EUROPEAN FX UPDATE: Dollar on a more even keel ahead of Thanksgiving

Analysis details (10:30)

DXY

There were tentative signs of a recovery, or at least some respite for the Greenback when it exhibited resilience in the face of US existing home sales missing consensus and declining to a 13 year low. Moreover, the index closed towards the upper end of Tuesday’s range and only pulled back a tad below 103.50 before bouncing further to set up a firmer base from a momentum and technical standpoint. The Buck may have derived some impetus from certain parts of the FOMC minutes, as a majority of participants pointed to upside risks to inflation from rising energy prices that could undo some of the recent disinflation, while others noted only limited progress in bringing down core services, excluding housing inflation, and stressed the need to see more data indicating inflation pressures were abating to be more confident of price increases returning to 2%. However, the DXY rebound to 103.920 looked more positional than fundamental after the steep circa 400 tick drop since the start of November and approaching the end of a holiday-shortened week.

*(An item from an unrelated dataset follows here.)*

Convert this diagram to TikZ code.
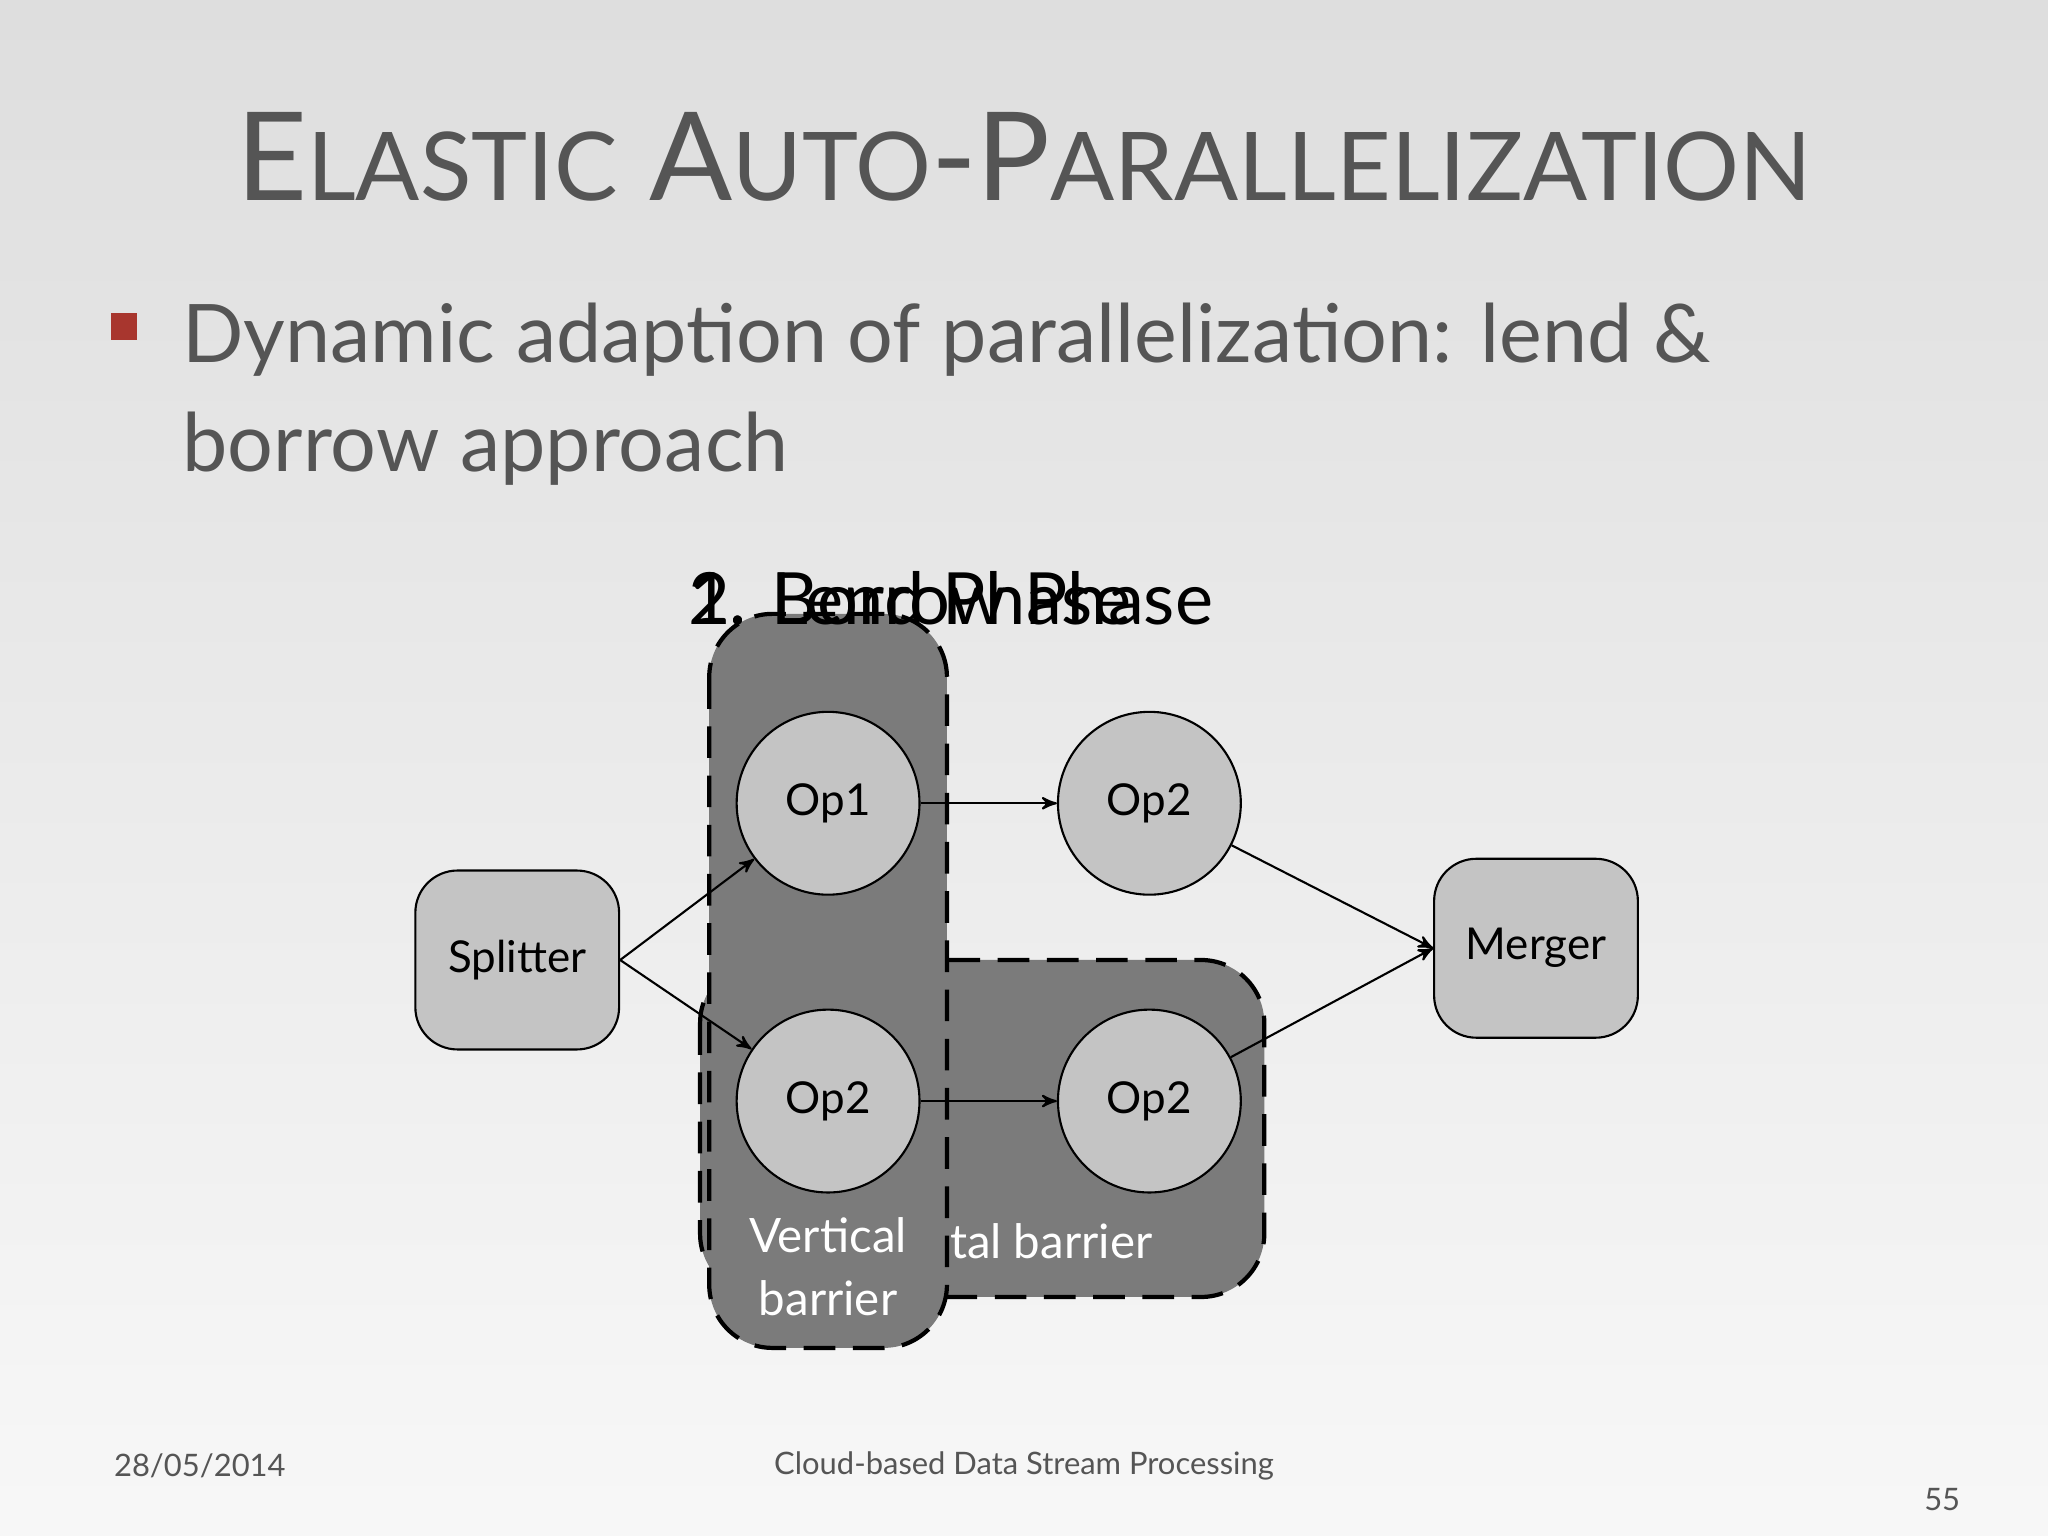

Prior to that, jobless claims arrive with the weekly tally feeding into this month’s NFP report alongside the often volatile durable goods.

JPY/NZD

Not quite all change, but the Yen and Kiwi bore the brunt of their US rival’s revival having taken most advantage of its travails yesterday, as Usd/Jpy rallied from 148.03 to 149.34 and breached a Fib retracement level along the way, while Nzd/Usd reversed from 0.6064 to 0.6016 and was not helped by Aud/Nzd headwinds in wake of more hawkish RBA commentary.

AUD

It took a while for the Aussie to appreciate latest remarks from RBA Governor Bullock that underlined how concerned the Bank is about inflation even though there were plenty of references to the challenging situation, including the fact that price pressures are increasingly homegrown and demand driven and substantial monetary policy tightening is the right response. She also highlighted higher prices for the majority of goods and services consumed, not just petrol, electricity and rent, and liaison with firms indicating that domestic cost pressure is proving persistent. Aud/Usd gradually edged higher between 0.6528-69 parameters, though the Aud/Nzd cross was more responsive within a 1.0831-71 range, as noted above.

GBP/CAD/EUR/CHF

Sterling retained 1.2500+ status with some support from a more pronounced pullback in Gilts and the Sonia strip awaiting the UK Autumn Statement rather than CBI industrial trends, while the Loonie remained tethered to 1.3700 pre-comments from BoC Governor Machlem and post-Canada’s Fall Economic Update (spending pushed back to leave 2023 deficit largely unchanged). Elsewhere, the Euro pivoted 1.0900 and was capped by a raft of hefty option expiries extending from the round number up to 1.0945 and the Franc straddled 0.8850 in the absence of anything Swiss centric.

EM

Not much lasting traction for the Zar from firmer than forecast SA inflation metrics, and headline CPI especially as the data was not deemed certain to force the SARB into hiking tomorrow. Conversely, the CBRT is widely expected to pull the tightening trigger again, but the Try failed to derive much from an uptick in Turkish consumer confidence or President Erdogan declaring that the period of real Lira depreciation is over. Elsewhere, the Cny and Cnh were undermined by reports that Chinese government advisers are to recommend a 4.5%-5.5% growth target for 2024, while noting that maintaining China's growth pace next year requires more fiscal stimulus, irrespective of the PBoC setting another strong fix and banks said to be buying the onshore Yuan.